* Start DATASET EXCERPT *

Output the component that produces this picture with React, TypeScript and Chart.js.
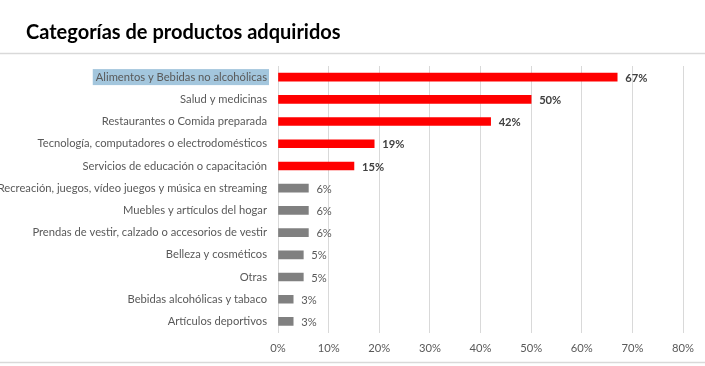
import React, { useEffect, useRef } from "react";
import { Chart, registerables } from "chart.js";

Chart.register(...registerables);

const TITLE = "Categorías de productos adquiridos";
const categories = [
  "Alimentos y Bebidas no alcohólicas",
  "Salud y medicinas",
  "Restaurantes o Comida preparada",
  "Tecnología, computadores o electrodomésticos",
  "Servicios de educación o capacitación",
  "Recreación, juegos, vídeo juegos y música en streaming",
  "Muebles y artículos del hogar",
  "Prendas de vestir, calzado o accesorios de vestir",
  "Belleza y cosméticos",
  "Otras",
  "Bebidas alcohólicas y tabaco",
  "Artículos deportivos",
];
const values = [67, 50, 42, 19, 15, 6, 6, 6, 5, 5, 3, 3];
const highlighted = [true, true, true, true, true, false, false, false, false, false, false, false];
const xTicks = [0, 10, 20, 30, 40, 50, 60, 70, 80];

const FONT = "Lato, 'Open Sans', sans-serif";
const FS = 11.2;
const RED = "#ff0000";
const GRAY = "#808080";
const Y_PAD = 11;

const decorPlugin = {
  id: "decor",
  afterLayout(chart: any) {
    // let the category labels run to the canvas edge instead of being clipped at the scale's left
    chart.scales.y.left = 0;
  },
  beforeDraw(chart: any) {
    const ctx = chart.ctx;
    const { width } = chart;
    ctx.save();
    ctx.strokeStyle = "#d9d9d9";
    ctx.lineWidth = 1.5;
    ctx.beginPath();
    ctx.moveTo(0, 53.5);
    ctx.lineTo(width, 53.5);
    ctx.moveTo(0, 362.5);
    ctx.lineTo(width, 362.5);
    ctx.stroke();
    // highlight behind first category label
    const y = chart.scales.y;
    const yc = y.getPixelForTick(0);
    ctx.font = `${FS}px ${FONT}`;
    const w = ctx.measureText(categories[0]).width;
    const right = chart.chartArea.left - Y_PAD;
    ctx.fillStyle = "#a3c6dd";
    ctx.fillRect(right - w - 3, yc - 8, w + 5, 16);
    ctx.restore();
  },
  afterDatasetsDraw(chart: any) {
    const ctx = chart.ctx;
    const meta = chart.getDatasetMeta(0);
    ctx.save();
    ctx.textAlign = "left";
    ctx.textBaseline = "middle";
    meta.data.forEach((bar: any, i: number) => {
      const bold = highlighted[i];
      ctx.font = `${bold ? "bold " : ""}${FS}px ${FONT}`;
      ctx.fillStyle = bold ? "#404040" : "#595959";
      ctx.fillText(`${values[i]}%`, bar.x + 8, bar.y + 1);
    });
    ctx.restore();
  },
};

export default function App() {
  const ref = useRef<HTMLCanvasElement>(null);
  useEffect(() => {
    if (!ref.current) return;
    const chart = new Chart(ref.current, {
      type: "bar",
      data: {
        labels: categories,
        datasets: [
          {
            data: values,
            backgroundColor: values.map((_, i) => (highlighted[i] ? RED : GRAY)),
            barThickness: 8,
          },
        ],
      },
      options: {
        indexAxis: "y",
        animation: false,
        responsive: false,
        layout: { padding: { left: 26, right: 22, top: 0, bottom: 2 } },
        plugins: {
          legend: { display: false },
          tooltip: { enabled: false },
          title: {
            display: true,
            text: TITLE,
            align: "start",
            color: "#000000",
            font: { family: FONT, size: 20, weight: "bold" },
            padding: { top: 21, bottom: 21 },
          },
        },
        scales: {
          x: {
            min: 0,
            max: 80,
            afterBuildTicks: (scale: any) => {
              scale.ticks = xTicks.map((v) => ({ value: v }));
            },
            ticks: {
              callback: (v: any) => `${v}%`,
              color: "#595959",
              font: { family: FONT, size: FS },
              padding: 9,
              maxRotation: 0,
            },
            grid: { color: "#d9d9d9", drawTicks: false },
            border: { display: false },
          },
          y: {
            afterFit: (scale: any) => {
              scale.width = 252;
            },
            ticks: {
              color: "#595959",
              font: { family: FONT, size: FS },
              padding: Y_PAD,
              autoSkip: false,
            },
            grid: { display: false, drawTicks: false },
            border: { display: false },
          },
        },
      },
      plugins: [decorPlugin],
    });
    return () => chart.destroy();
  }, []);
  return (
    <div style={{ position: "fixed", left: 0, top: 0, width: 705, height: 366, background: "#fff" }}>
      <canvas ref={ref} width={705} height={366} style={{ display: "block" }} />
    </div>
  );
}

* End DATASET EXCERPT *

--- WHAT THE TASK ASKS ---
Each line of the data is to be duplicated exactly; pictures stay out of the copy.

--- ANSWER TO THIS PROBLEM ---
Output the component that produces this picture with React, TypeScript and Chart.js.
import React, { useEffect, useRef } from "react";
import { Chart, registerables } from "chart.js";

Chart.register(...registerables);

const TITLE = "Categorías de productos adquiridos";
const categories = [
  "Alimentos y Bebidas no alcohólicas",
  "Salud y medicinas",
  "Restaurantes o Comida preparada",
  "Tecnología, computadores o electrodomésticos",
  "Servicios de educación o capacitación",
  "Recreación, juegos, vídeo juegos y música en streaming",
  "Muebles y artículos del hogar",
  "Prendas de vestir, calzado o accesorios de vestir",
  "Belleza y cosméticos",
  "Otras",
  "Bebidas alcohólicas y tabaco",
  "Artículos deportivos",
];
const values = [67, 50, 42, 19, 15, 6, 6, 6, 5, 5, 3, 3];
const highlighted = [true, true, true, true, true, false, false, false, false, false, false, false];
const xTicks = [0, 10, 20, 30, 40, 50, 60, 70, 80];

const FONT = "Lato, 'Open Sans', sans-serif";
const FS = 11.2;
const RED = "#ff0000";
const GRAY = "#808080";
const Y_PAD = 11;

const decorPlugin = {
  id: "decor",
  afterLayout(chart: any) {
    // let the category labels run to the canvas edge instead of being clipped at the scale's left
    chart.scales.y.left = 0;
  },
  beforeDraw(chart: any) {
    const ctx = chart.ctx;
    const { width } = chart;
    ctx.save();
    ctx.strokeStyle = "#d9d9d9";
    ctx.lineWidth = 1.5;
    ctx.beginPath();
    ctx.moveTo(0, 53.5);
    ctx.lineTo(width, 53.5);
    ctx.moveTo(0, 362.5);
    ctx.lineTo(width, 362.5);
    ctx.stroke();
    // highlight behind first category label
    const y = chart.scales.y;
    const yc = y.getPixelForTick(0);
    ctx.font = `${FS}px ${FONT}`;
    const w = ctx.measureText(categories[0]).width;
    const right = chart.chartArea.left - Y_PAD;
    ctx.fillStyle = "#a3c6dd";
    ctx.fillRect(right - w - 3, yc - 8, w + 5, 16);
    ctx.restore();
  },
  afterDatasetsDraw(chart: any) {
    const ctx = chart.ctx;
    const meta = chart.getDatasetMeta(0);
    ctx.save();
    ctx.textAlign = "left";
    ctx.textBaseline = "middle";
    meta.data.forEach((bar: any, i: number) => {
      const bold = highlighted[i];
      ctx.font = `${bold ? "bold " : ""}${FS}px ${FONT}`;
      ctx.fillStyle = bold ? "#404040" : "#595959";
      ctx.fillText(`${values[i]}%`, bar.x + 8, bar.y + 1);
    });
    ctx.restore();
  },
};

export default function App() {
  const ref = useRef<HTMLCanvasElement>(null);
  useEffect(() => {
    if (!ref.current) return;
    const chart = new Chart(ref.current, {
      type: "bar",
      data: {
        labels: categories,
        datasets: [
          {
            data: values,
            backgroundColor: values.map((_, i) => (highlighted[i] ? RED : GRAY)),
            barThickness: 8,
          },
        ],
      },
      options: {
        indexAxis: "y",
        animation: false,
        responsive: false,
        layout: { padding: { left: 26, right: 22, top: 0, bottom: 2 } },
        plugins: {
          legend: { display: false },
          tooltip: { enabled: false },
          title: {
            display: true,
            text: TITLE,
            align: "start",
            color: "#000000",
            font: { family: FONT, size: 20, weight: "bold" },
            padding: { top: 21, bottom: 21 },
          },
        },
        scales: {
          x: {
            min: 0,
            max: 80,
            afterBuildTicks: (scale: any) => {
              scale.ticks = xTicks.map((v) => ({ value: v }));
            },
            ticks: {
              callback: (v: any) => `${v}%`,
              color: "#595959",
              font: { family: FONT, size: FS },
              padding: 9,
              maxRotation: 0,
            },
            grid: { color: "#d9d9d9", drawTicks: false },
            border: { display: false },
          },
          y: {
            afterFit: (scale: any) => {
              scale.width = 252;
            },
            ticks: {
              color: "#595959",
              font: { family: FONT, size: FS },
              padding: Y_PAD,
              autoSkip: false,
            },
            grid: { display: false, drawTicks: false },
            border: { display: false },
          },
        },
      },
      plugins: [decorPlugin],
    });
    return () => chart.destroy();
  }, []);
  return (
    <div style={{ position: "fixed", left: 0, top: 0, width: 705, height: 366, background: "#fff" }}>
      <canvas ref={ref} width={705} height={366} style={{ display: "block" }} />
    </div>
  );
}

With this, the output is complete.